INSTRUCTION: Begin at the line containing "Emit a component" and stop at the line containing "const svgRef = useRef<SVGSVGElement>(null);"; copy those lines exactly, ends included, and nothing else.

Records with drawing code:

■ ■ ■ ■

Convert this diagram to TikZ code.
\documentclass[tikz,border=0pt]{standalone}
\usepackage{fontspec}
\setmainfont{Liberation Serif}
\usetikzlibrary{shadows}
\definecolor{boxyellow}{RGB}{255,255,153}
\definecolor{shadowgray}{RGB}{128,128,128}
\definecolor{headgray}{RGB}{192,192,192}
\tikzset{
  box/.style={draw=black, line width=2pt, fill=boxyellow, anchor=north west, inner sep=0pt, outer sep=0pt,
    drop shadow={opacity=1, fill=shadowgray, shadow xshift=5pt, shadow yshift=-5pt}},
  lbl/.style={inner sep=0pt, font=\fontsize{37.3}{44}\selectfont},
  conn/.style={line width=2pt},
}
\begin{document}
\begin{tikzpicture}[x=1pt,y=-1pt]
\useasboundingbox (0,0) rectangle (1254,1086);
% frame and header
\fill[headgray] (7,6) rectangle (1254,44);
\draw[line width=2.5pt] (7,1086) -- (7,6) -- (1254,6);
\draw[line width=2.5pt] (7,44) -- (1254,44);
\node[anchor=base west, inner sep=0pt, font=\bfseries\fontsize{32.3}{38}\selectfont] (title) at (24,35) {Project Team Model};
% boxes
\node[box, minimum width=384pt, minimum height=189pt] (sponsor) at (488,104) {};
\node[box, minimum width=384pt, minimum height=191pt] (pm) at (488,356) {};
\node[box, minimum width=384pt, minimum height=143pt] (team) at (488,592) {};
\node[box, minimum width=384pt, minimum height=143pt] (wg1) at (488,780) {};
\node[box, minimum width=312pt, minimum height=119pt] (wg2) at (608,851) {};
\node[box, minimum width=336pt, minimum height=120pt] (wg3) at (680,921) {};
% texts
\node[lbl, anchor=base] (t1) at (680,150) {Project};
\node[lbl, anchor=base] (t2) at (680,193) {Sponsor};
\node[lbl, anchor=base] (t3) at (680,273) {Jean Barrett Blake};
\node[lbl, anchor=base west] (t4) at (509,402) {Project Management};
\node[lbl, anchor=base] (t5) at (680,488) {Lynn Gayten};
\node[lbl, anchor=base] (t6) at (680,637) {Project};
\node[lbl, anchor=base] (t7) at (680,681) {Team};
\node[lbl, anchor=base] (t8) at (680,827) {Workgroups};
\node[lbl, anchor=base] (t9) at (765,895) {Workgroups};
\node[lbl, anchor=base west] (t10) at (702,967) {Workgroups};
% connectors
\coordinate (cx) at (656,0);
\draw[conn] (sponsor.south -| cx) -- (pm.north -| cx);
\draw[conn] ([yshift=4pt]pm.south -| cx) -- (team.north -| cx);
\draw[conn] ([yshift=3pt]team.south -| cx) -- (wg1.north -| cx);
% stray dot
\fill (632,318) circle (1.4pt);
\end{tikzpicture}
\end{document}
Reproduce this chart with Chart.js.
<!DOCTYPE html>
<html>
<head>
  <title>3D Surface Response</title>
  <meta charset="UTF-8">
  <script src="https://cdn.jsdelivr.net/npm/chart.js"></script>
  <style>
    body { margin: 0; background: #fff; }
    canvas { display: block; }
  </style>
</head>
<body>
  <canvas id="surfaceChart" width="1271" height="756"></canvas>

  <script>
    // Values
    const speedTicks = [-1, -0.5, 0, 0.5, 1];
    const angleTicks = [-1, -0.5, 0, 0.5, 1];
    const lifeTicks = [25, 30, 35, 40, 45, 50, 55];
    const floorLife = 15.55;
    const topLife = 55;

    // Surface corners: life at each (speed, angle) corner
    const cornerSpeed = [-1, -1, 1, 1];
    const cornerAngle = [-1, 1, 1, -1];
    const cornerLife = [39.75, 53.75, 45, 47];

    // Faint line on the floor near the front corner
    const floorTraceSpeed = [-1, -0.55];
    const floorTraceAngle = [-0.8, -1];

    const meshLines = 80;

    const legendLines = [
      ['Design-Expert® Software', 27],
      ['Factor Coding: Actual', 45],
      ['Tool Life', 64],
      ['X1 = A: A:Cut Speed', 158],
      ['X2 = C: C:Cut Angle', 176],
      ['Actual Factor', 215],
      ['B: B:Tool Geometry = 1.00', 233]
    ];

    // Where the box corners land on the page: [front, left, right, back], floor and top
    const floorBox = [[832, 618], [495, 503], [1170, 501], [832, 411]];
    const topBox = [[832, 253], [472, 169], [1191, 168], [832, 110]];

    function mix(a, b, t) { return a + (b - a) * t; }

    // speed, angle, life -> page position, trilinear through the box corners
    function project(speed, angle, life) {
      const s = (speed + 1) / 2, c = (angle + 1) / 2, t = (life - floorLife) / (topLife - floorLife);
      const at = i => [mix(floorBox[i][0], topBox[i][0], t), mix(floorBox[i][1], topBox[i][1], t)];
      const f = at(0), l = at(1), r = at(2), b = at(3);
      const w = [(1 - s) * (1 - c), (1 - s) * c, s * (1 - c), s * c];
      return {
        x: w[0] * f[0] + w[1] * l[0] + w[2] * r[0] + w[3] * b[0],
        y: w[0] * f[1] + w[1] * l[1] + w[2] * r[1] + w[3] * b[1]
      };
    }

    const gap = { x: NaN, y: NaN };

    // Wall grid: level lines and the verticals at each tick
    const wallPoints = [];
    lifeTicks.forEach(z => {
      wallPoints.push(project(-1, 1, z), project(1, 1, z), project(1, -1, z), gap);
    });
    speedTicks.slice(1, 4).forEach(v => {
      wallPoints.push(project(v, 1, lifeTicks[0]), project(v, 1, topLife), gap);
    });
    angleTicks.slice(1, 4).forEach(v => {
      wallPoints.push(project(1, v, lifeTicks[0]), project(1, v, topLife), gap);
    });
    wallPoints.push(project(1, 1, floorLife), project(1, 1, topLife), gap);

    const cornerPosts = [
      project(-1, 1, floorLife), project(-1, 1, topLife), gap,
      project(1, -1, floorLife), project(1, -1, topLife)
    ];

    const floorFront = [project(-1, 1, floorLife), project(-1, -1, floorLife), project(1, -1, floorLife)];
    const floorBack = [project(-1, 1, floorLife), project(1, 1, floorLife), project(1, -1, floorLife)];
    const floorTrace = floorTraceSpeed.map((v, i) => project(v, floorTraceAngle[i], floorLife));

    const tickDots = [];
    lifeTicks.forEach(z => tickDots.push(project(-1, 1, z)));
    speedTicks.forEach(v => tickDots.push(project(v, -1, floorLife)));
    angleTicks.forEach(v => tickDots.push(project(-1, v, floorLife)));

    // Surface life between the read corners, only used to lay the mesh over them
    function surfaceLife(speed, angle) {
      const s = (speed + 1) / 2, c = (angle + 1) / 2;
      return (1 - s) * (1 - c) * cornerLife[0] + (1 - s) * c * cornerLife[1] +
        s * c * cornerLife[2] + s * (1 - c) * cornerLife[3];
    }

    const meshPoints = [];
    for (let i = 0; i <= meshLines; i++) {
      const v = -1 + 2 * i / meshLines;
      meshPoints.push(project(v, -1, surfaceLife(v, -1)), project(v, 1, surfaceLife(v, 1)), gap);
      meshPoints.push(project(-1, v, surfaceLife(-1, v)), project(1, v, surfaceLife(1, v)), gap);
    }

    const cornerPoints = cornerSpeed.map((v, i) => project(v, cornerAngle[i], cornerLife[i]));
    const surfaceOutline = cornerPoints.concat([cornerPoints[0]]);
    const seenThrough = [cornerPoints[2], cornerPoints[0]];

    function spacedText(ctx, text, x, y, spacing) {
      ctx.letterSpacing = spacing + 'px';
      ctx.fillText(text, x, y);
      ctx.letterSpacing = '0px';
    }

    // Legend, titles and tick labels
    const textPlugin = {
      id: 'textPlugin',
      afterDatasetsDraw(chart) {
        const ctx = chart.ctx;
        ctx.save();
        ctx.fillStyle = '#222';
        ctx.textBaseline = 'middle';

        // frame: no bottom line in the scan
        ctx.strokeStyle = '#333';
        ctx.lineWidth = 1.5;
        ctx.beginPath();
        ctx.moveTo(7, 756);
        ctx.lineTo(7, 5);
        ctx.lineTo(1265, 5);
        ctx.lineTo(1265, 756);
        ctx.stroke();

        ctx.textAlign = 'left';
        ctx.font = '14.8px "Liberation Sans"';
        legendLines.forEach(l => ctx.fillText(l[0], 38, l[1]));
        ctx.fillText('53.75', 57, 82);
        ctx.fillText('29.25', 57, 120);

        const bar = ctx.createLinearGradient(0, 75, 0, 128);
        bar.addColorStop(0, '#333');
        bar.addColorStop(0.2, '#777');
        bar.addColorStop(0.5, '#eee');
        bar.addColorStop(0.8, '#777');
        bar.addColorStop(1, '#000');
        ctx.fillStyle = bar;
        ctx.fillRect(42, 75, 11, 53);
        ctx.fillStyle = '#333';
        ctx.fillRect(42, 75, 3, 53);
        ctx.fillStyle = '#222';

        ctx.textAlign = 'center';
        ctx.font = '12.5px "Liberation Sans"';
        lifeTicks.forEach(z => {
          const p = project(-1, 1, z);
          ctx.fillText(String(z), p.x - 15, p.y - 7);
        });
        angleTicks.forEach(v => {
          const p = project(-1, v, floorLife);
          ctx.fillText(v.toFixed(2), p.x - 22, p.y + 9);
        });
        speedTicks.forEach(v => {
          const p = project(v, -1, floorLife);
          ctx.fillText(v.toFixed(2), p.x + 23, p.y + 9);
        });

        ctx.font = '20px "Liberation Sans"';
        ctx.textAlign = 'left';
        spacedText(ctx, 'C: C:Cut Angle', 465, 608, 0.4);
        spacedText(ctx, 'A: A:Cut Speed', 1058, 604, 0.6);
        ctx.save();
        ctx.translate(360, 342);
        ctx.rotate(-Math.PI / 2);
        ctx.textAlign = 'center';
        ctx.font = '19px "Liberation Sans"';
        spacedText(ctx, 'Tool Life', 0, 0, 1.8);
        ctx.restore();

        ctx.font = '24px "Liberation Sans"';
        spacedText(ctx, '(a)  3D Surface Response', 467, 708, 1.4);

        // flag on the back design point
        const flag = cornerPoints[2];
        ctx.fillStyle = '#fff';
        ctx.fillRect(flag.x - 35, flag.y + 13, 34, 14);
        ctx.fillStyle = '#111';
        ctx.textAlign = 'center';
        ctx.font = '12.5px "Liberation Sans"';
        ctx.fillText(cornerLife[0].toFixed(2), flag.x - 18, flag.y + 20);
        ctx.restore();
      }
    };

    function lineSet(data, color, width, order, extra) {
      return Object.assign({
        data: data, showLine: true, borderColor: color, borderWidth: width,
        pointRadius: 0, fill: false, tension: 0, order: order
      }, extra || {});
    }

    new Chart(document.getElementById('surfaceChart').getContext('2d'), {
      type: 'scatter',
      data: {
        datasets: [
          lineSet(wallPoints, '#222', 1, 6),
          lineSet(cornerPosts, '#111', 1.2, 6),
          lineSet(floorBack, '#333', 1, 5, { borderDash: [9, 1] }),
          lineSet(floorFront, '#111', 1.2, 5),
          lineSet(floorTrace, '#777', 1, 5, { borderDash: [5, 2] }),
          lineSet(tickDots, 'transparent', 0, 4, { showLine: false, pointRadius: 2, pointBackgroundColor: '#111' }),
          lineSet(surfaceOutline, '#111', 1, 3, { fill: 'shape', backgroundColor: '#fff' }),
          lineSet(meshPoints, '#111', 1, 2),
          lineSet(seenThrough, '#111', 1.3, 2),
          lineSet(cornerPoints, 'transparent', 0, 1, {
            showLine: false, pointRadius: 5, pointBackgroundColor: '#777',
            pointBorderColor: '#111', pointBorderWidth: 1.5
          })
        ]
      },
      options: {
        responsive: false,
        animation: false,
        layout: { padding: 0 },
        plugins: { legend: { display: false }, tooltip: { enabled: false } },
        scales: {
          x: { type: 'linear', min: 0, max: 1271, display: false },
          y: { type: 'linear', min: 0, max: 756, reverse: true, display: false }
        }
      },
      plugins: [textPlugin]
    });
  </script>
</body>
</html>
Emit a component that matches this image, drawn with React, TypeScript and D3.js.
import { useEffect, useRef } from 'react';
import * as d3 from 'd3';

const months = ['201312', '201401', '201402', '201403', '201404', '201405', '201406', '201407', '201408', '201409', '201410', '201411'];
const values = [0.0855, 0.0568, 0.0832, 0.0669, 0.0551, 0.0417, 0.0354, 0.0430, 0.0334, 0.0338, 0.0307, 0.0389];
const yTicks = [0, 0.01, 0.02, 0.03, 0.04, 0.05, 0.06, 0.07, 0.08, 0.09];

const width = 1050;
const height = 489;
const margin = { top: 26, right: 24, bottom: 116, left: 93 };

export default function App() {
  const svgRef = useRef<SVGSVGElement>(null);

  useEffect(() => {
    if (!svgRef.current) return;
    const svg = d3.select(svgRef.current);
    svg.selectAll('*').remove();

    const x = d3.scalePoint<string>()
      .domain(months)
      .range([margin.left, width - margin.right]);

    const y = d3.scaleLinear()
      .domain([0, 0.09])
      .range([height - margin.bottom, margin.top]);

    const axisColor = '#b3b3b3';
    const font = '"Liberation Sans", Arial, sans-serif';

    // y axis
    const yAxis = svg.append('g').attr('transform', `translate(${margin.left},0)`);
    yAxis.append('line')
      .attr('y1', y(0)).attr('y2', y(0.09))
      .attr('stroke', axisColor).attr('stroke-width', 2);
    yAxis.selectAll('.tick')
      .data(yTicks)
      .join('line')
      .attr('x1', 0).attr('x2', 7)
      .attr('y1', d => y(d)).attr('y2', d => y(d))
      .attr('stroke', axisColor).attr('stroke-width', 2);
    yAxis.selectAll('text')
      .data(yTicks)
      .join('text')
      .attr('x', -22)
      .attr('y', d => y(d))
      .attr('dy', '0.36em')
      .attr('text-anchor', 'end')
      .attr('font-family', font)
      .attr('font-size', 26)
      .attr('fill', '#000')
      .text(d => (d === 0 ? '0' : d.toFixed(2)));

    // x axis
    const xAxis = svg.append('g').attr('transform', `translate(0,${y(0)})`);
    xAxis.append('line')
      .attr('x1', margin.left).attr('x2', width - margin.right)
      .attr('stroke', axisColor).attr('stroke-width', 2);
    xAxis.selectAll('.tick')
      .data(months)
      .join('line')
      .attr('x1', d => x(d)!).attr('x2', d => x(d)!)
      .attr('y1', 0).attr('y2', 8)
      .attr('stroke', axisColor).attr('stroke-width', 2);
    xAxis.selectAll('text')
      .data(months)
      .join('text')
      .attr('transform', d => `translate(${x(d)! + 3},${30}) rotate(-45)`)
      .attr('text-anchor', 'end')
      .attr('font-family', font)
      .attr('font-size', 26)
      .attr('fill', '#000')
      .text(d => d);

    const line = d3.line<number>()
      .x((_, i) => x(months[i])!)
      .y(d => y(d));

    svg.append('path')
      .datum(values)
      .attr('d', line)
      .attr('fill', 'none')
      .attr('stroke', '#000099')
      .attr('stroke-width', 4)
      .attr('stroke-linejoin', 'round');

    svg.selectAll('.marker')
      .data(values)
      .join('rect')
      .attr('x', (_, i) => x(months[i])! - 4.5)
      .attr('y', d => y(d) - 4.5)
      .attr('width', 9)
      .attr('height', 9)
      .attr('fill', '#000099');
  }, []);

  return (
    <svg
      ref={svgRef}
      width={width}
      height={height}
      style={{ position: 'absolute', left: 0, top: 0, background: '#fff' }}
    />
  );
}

■ ■ ■ ■

OUTPUT FOR THIS EXERCISE:
Emit a component that matches this image, drawn with React, TypeScript and D3.js.
import { useEffect, useRef } from 'react';
import * as d3 from 'd3';

const months = ['201312', '201401', '201402', '201403', '201404', '201405', '201406', '201407', '201408', '201409', '201410', '201411'];
const values = [0.0855, 0.0568, 0.0832, 0.0669, 0.0551, 0.0417, 0.0354, 0.0430, 0.0334, 0.0338, 0.0307, 0.0389];
const yTicks = [0, 0.01, 0.02, 0.03, 0.04, 0.05, 0.06, 0.07, 0.08, 0.09];

const width = 1050;
const height = 489;
const margin = { top: 26, right: 24, bottom: 116, left: 93 };

export default function App() {
  const svgRef = useRef<SVGSVGElement>(null);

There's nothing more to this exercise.